**WHAT THE TASK ASKS**
Reproduce the lines of the material exactly, excluding every image.

**SOURCE DATA**
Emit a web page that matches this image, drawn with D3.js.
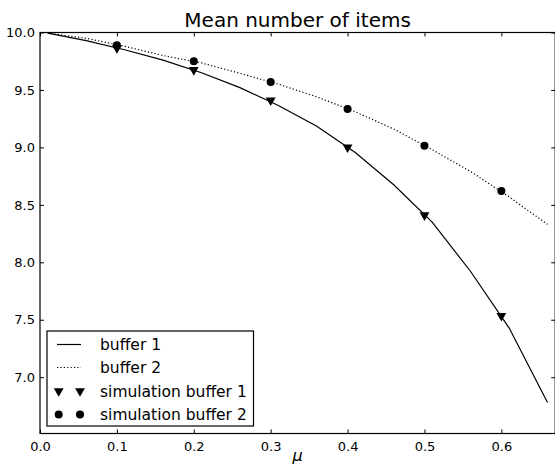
<!DOCTYPE html>
<html>
<head>
<meta charset="utf-8">
<script src="https://cdn.jsdelivr.net/npm/d3@7"></script>
<style>
  html, body { margin: 0; padding: 0; background: #fff; }
  svg { display: block; }
  text { font-family: "DejaVu Sans", sans-serif; fill: #000; }
</style>
</head>
<body>
<svg id="chart" width="555" height="470"></svg>
<script>
// ---- data ----
const muLine = [0.01, 0.06, 0.11, 0.16, 0.21, 0.26, 0.31, 0.36, 0.41, 0.46, 0.51, 0.56, 0.61, 0.66];
const buffer1 = [9.995, 9.93, 9.85, 9.76, 9.65, 9.52, 9.365, 9.185, 8.955, 8.675, 8.35, 7.92, 7.43, 6.78];
const buffer2 = [9.995, 9.95, 9.88, 9.80, 9.735, 9.645, 9.55, 9.44, 9.31, 9.16, 8.98, 8.79, 8.57, 8.33];
const muSim = [0.1, 0.2, 0.3, 0.4, 0.5, 0.6];
const sim1 = [9.865, 9.674, 9.41, 9.0, 8.41, 7.535];
const sim2 = [9.89, 9.75, 9.57, 9.335, 9.015, 8.62];
const xTicks = [0.0, 0.1, 0.2, 0.3, 0.4, 0.5, 0.6];
const yTicks = [7.0, 7.5, 8.0, 8.5, 9.0, 9.5, 10.0];
const xLim = [0, 0.67];
const yLim = [6.51, 10.0];
const title = "Mean number of items";
const xLabel = "\u03bc";
const legendLabels = ["buffer 1", "buffer 2", "simulation buffer 1", "simulation buffer 2"];

// ---- layout ----
const L = 40, R = 555.2, T = 32.5, B = 433.5;
const svg = d3.select("#chart");
const x = d3.scaleLinear().domain(xLim).range([L, R]);
const y = d3.scaleLinear().domain(yLim).range([B, T]);

// lines
const line = d3.line().x(d => x(d[0])).y(d => y(d[1]));
svg.append("path")
  .attr("d", line(d3.zip(muLine, buffer1)))
  .attr("fill", "none").attr("stroke", "#000").attr("stroke-width", 1.2);
svg.append("path")
  .attr("d", line(d3.zip(muLine, buffer2)))
  .attr("fill", "none").attr("stroke", "#000").attr("stroke-width", 1.2)
  .attr("stroke-dasharray", "1.2,2.2");

const triSym = d3.symbol().type(d3.symbolTriangle).size(42);
function triangle(g, cx, cy) {
  g.append("path").attr("d", triSym())
    .attr("transform", `translate(${cx},${cy}) rotate(180)`)
    .attr("fill", "#000");
}
function circle(g, cx, cy) {
  g.append("circle").attr("cx", cx).attr("cy", cy).attr("r", 4).attr("fill", "#000");
}
const marks = svg.append("g");
muSim.forEach((m, i) => triangle(marks, x(m), y(sim1[i])));
muSim.forEach((m, i) => circle(marks, x(m), y(sim2[i])));

// frame
svg.append("rect").attr("x", L).attr("y", T).attr("width", R - L).attr("height", B - T)
  .attr("fill", "none").attr("stroke", "#000").attr("stroke-width", 1.2);

// axes (ticks inward)
const tl = 4;
const xb = svg.append("g").attr("transform", `translate(0,${B})`)
  .call(d3.axisBottom(x).tickValues(xTicks).tickFormat(d3.format(".1f")).tickSizeInner(-tl).tickSizeOuter(0).tickPadding(8));
const xt = svg.append("g").attr("transform", `translate(0,${T})`)
  .call(d3.axisTop(x).tickValues(xTicks).tickFormat("").tickSizeInner(-tl).tickSizeOuter(0));
const yl = svg.append("g").attr("transform", `translate(${L},0)`)
  .call(d3.axisLeft(y).tickValues(yTicks).tickFormat(d3.format(".1f")).tickSizeInner(-tl).tickSizeOuter(0).tickPadding(5));
const yr = svg.append("g").attr("transform", `translate(${R},0)`)
  .call(d3.axisRight(y).tickValues(yTicks).tickFormat("").tickSizeInner(-tl).tickSizeOuter(0));
[xb, xt, yl, yr].forEach(g => {
  g.select(".domain").remove();
  g.selectAll("line").attr("stroke", "#000");
  g.selectAll("text").attr("font-family", "DejaVu Sans").attr("font-size", 13).attr("fill", "#000");
});

// title and label
svg.append("text").attr("x", (L + R) / 2).attr("y", 26.5).attr("text-anchor", "middle")
  .attr("font-size", 20).text(title);
svg.append("text").attr("x", (L + R) / 2).attr("y", 461).attr("text-anchor", "middle")
  .attr("font-size", 16).attr("font-style", "italic").text(xLabel);

// legend
const lg = svg.append("g");
lg.append("rect").attr("x", 47).attr("y", 331).attr("width", 206.5).attr("height", 95)
  .attr("fill", "#fff").attr("stroke", "#000").attr("stroke-width", 1.2);
const rowY = [344.5, 367.5, 391, 414.5];
lg.append("line").attr("x1", 57).attr("x2", 81).attr("y1", rowY[0]).attr("y2", rowY[0])
  .attr("stroke", "#000").attr("stroke-width", 1.2);
lg.append("line").attr("x1", 57).attr("x2", 81).attr("y1", rowY[1]).attr("y2", rowY[1])
  .attr("stroke", "#000").attr("stroke-width", 1.2).attr("stroke-dasharray", "1.2,2.2");
triangle(lg, 58.7, rowY[2]); triangle(lg, 80, rowY[2]);
circle(lg, 58.7, rowY[3]); circle(lg, 80, rowY[3]);
legendLabels.forEach((t, i) => {
  lg.append("text").attr("x", 100).attr("y", rowY[i]).attr("dy", "0.36em")
    .attr("font-size", 15.5).text(t);
});
</script>
</body>
</html>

**SOLUTION TO THE PROBLEM**
Emit a web page that matches this image, drawn with D3.js.
<!DOCTYPE html>
<html>
<head>
<meta charset="utf-8">
<script src="https://cdn.jsdelivr.net/npm/d3@7"></script>
<style>
  html, body { margin: 0; padding: 0; background: #fff; }
  svg { display: block; }
  text { font-family: "DejaVu Sans", sans-serif; fill: #000; }
</style>
</head>
<body>
<svg id="chart" width="555" height="470"></svg>
<script>
// ---- data ----
const muLine = [0.01, 0.06, 0.11, 0.16, 0.21, 0.26, 0.31, 0.36, 0.41, 0.46, 0.51, 0.56, 0.61, 0.66];
const buffer1 = [9.995, 9.93, 9.85, 9.76, 9.65, 9.52, 9.365, 9.185, 8.955, 8.675, 8.35, 7.92, 7.43, 6.78];
const buffer2 = [9.995, 9.95, 9.88, 9.80, 9.735, 9.645, 9.55, 9.44, 9.31, 9.16, 8.98, 8.79, 8.57, 8.33];
const muSim = [0.1, 0.2, 0.3, 0.4, 0.5, 0.6];
const sim1 = [9.865, 9.674, 9.41, 9.0, 8.41, 7.535];
const sim2 = [9.89, 9.75, 9.57, 9.335, 9.015, 8.62];
const xTicks = [0.0, 0.1, 0.2, 0.3, 0.4, 0.5, 0.6];
const yTicks = [7.0, 7.5, 8.0, 8.5, 9.0, 9.5, 10.0];
const xLim = [0, 0.67];
const yLim = [6.51, 10.0];
const title = "Mean number of items";
const xLabel = "\u03bc";
const legendLabels = ["buffer 1", "buffer 2", "simulation buffer 1", "simulation buffer 2"];

// ---- layout ----
const L = 40, R = 555.2, T = 32.5, B = 433.5;
const svg = d3.select("#chart");
const x = d3.scaleLinear().domain(xLim).range([L, R]);
const y = d3.scaleLinear().domain(yLim).range([B, T]);

// lines
const line = d3.line().x(d => x(d[0])).y(d => y(d[1]));
svg.append("path")
  .attr("d", line(d3.zip(muLine, buffer1)))
  .attr("fill", "none").attr("stroke", "#000").attr("stroke-width", 1.2);
svg.append("path")
  .attr("d", line(d3.zip(muLine, buffer2)))
  .attr("fill", "none").attr("stroke", "#000").attr("stroke-width", 1.2)
  .attr("stroke-dasharray", "1.2,2.2");

const triSym = d3.symbol().type(d3.symbolTriangle).size(42);
function triangle(g, cx, cy) {
  g.append("path").attr("d", triSym())
    .attr("transform", `translate(${cx},${cy}) rotate(180)`)
    .attr("fill", "#000");
}
function circle(g, cx, cy) {
  g.append("circle").attr("cx", cx).attr("cy", cy).attr("r", 4).attr("fill", "#000");
}
const marks = svg.append("g");
muSim.forEach((m, i) => triangle(marks, x(m), y(sim1[i])));
muSim.forEach((m, i) => circle(marks, x(m), y(sim2[i])));

// frame
svg.append("rect").attr("x", L).attr("y", T).attr("width", R - L).attr("height", B - T)
  .attr("fill", "none").attr("stroke", "#000").attr("stroke-width", 1.2);

// axes (ticks inward)
const tl = 4;
const xb = svg.append("g").attr("transform", `translate(0,${B})`)
  .call(d3.axisBottom(x).tickValues(xTicks).tickFormat(d3.format(".1f")).tickSizeInner(-tl).tickSizeOuter(0).tickPadding(8));
const xt = svg.append("g").attr("transform", `translate(0,${T})`)
  .call(d3.axisTop(x).tickValues(xTicks).tickFormat("").tickSizeInner(-tl).tickSizeOuter(0));
const yl = svg.append("g").attr("transform", `translate(${L},0)`)
  .call(d3.axisLeft(y).tickValues(yTicks).tickFormat(d3.format(".1f")).tickSizeInner(-tl).tickSizeOuter(0).tickPadding(5));
const yr = svg.append("g").attr("transform", `translate(${R},0)`)
  .call(d3.axisRight(y).tickValues(yTicks).tickFormat("").tickSizeInner(-tl).tickSizeOuter(0));
[xb, xt, yl, yr].forEach(g => {
  g.select(".domain").remove();
  g.selectAll("line").attr("stroke", "#000");
  g.selectAll("text").attr("font-family", "DejaVu Sans").attr("font-size", 13).attr("fill", "#000");
});

// title and label
svg.append("text").attr("x", (L + R) / 2).attr("y", 26.5).attr("text-anchor", "middle")
  .attr("font-size", 20).text(title);
svg.append("text").attr("x", (L + R) / 2).attr("y", 461).attr("text-anchor", "middle")
  .attr("font-size", 16).attr("font-style", "italic").text(xLabel);

// legend
const lg = svg.append("g");
lg.append("rect").attr("x", 47).attr("y", 331).attr("width", 206.5).attr("height", 95)
  .attr("fill", "#fff").attr("stroke", "#000").attr("stroke-width", 1.2);
const rowY = [344.5, 367.5, 391, 414.5];
lg.append("line").attr("x1", 57).attr("x2", 81).attr("y1", rowY[0]).attr("y2", rowY[0])
  .attr("stroke", "#000").attr("stroke-width", 1.2);
lg.append("line").attr("x1", 57).attr("x2", 81).attr("y1", rowY[1]).attr("y2", rowY[1])
  .attr("stroke", "#000").attr("stroke-width", 1.2).attr("stroke-dasharray", "1.2,2.2");
triangle(lg, 58.7, rowY[2]); triangle(lg, 80, rowY[2]);
circle(lg, 58.7, rowY[3]); circle(lg, 80, rowY[3]);
legendLabels.forEach((t, i) => {
  lg.append("text").attr("x", 100).attr("y", rowY[i]).attr("dy", "0.36em")
    .attr("font-size", 15.5).text(t);
});
</script>
</body>
</html>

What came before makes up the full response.